------ GIVEN MATERIAL

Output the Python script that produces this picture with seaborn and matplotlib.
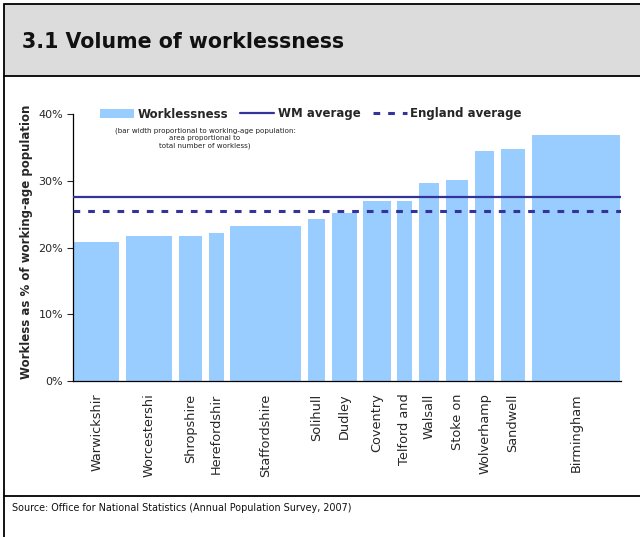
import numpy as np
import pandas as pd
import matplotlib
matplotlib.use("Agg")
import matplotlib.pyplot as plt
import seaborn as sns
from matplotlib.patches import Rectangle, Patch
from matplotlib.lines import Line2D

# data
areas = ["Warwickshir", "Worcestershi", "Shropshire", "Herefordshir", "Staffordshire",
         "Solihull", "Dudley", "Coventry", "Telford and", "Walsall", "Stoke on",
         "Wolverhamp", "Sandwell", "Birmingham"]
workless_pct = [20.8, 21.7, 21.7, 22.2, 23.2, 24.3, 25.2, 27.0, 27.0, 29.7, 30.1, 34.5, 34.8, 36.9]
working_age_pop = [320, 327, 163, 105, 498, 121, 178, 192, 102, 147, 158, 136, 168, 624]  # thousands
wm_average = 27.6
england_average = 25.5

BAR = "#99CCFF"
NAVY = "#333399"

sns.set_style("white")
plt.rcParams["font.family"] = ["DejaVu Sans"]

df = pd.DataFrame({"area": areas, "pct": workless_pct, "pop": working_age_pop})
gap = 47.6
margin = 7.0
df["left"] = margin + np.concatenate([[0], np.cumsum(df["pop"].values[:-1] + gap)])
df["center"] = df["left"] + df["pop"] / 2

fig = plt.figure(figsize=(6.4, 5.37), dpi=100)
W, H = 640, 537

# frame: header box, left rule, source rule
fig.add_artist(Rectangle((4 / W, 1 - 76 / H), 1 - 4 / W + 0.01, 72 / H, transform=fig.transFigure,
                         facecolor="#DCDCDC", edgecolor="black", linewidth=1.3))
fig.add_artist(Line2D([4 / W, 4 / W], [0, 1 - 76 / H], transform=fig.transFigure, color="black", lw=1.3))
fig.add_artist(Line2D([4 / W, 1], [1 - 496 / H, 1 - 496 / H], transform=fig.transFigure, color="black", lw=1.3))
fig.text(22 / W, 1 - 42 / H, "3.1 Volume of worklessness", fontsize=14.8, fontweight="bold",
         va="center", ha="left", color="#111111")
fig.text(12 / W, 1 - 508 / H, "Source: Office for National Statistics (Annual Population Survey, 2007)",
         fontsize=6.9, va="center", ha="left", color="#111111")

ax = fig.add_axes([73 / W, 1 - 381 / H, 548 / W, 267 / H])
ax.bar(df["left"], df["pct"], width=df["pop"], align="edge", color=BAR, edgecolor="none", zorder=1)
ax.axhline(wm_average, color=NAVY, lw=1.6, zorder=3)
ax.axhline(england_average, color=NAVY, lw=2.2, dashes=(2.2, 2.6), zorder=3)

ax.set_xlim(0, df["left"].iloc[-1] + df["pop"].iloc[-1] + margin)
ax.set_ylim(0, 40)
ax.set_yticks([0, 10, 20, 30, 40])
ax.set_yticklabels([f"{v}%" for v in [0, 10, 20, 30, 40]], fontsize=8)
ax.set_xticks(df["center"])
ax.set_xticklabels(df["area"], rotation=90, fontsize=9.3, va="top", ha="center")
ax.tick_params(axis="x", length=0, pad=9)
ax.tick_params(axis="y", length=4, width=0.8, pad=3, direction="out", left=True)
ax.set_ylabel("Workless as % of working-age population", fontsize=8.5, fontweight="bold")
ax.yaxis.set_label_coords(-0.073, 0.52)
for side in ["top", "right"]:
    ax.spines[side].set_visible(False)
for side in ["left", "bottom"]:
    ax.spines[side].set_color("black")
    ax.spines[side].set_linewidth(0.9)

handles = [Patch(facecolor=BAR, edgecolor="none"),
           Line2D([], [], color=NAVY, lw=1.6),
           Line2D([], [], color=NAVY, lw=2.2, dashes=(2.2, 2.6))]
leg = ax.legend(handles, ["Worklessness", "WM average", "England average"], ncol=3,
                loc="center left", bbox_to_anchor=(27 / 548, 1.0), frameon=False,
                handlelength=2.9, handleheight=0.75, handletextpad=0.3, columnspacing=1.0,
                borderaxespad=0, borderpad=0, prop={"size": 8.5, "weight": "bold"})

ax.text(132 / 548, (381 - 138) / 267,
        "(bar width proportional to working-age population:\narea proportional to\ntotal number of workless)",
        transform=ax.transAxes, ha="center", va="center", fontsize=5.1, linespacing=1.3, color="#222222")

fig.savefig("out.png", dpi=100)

------------

YOUR INSTRUCTIONS: Leave every image out, and retype the material exactly.

FULL ANSWER:
Output the Python script that produces this picture with seaborn and matplotlib.
import numpy as np
import pandas as pd
import matplotlib
matplotlib.use("Agg")
import matplotlib.pyplot as plt
import seaborn as sns
from matplotlib.patches import Rectangle, Patch
from matplotlib.lines import Line2D

# data
areas = ["Warwickshir", "Worcestershi", "Shropshire", "Herefordshir", "Staffordshire",
         "Solihull", "Dudley", "Coventry", "Telford and", "Walsall", "Stoke on",
         "Wolverhamp", "Sandwell", "Birmingham"]
workless_pct = [20.8, 21.7, 21.7, 22.2, 23.2, 24.3, 25.2, 27.0, 27.0, 29.7, 30.1, 34.5, 34.8, 36.9]
working_age_pop = [320, 327, 163, 105, 498, 121, 178, 192, 102, 147, 158, 136, 168, 624]  # thousands
wm_average = 27.6
england_average = 25.5

BAR = "#99CCFF"
NAVY = "#333399"

sns.set_style("white")
plt.rcParams["font.family"] = ["DejaVu Sans"]

df = pd.DataFrame({"area": areas, "pct": workless_pct, "pop": working_age_pop})
gap = 47.6
margin = 7.0
df["left"] = margin + np.concatenate([[0], np.cumsum(df["pop"].values[:-1] + gap)])
df["center"] = df["left"] + df["pop"] / 2

fig = plt.figure(figsize=(6.4, 5.37), dpi=100)
W, H = 640, 537

# frame: header box, left rule, source rule
fig.add_artist(Rectangle((4 / W, 1 - 76 / H), 1 - 4 / W + 0.01, 72 / H, transform=fig.transFigure,
                         facecolor="#DCDCDC", edgecolor="black", linewidth=1.3))
fig.add_artist(Line2D([4 / W, 4 / W], [0, 1 - 76 / H], transform=fig.transFigure, color="black", lw=1.3))
fig.add_artist(Line2D([4 / W, 1], [1 - 496 / H, 1 - 496 / H], transform=fig.transFigure, color="black", lw=1.3))
fig.text(22 / W, 1 - 42 / H, "3.1 Volume of worklessness", fontsize=14.8, fontweight="bold",
         va="center", ha="left", color="#111111")
fig.text(12 / W, 1 - 508 / H, "Source: Office for National Statistics (Annual Population Survey, 2007)",
         fontsize=6.9, va="center", ha="left", color="#111111")

ax = fig.add_axes([73 / W, 1 - 381 / H, 548 / W, 267 / H])
ax.bar(df["left"], df["pct"], width=df["pop"], align="edge", color=BAR, edgecolor="none", zorder=1)
ax.axhline(wm_average, color=NAVY, lw=1.6, zorder=3)
ax.axhline(england_average, color=NAVY, lw=2.2, dashes=(2.2, 2.6), zorder=3)

ax.set_xlim(0, df["left"].iloc[-1] + df["pop"].iloc[-1] + margin)
ax.set_ylim(0, 40)
ax.set_yticks([0, 10, 20, 30, 40])
ax.set_yticklabels([f"{v}%" for v in [0, 10, 20, 30, 40]], fontsize=8)
ax.set_xticks(df["center"])
ax.set_xticklabels(df["area"], rotation=90, fontsize=9.3, va="top", ha="center")
ax.tick_params(axis="x", length=0, pad=9)
ax.tick_params(axis="y", length=4, width=0.8, pad=3, direction="out", left=True)
ax.set_ylabel("Workless as % of working-age population", fontsize=8.5, fontweight="bold")
ax.yaxis.set_label_coords(-0.073, 0.52)
for side in ["top", "right"]:
    ax.spines[side].set_visible(False)
for side in ["left", "bottom"]:
    ax.spines[side].set_color("black")
    ax.spines[side].set_linewidth(0.9)

handles = [Patch(facecolor=BAR, edgecolor="none"),
           Line2D([], [], color=NAVY, lw=1.6),
           Line2D([], [], color=NAVY, lw=2.2, dashes=(2.2, 2.6))]
leg = ax.legend(handles, ["Worklessness", "WM average", "England average"], ncol=3,
                loc="center left", bbox_to_anchor=(27 / 548, 1.0), frameon=False,
                handlelength=2.9, handleheight=0.75, handletextpad=0.3, columnspacing=1.0,
                borderaxespad=0, borderpad=0, prop={"size": 8.5, "weight": "bold"})

ax.text(132 / 548, (381 - 138) / 267,
        "(bar width proportional to working-age population:\narea proportional to\ntotal number of workless)",
        transform=ax.transAxes, ha="center", va="center", fontsize=5.1, linespacing=1.3, color="#222222")

fig.savefig("out.png", dpi=100)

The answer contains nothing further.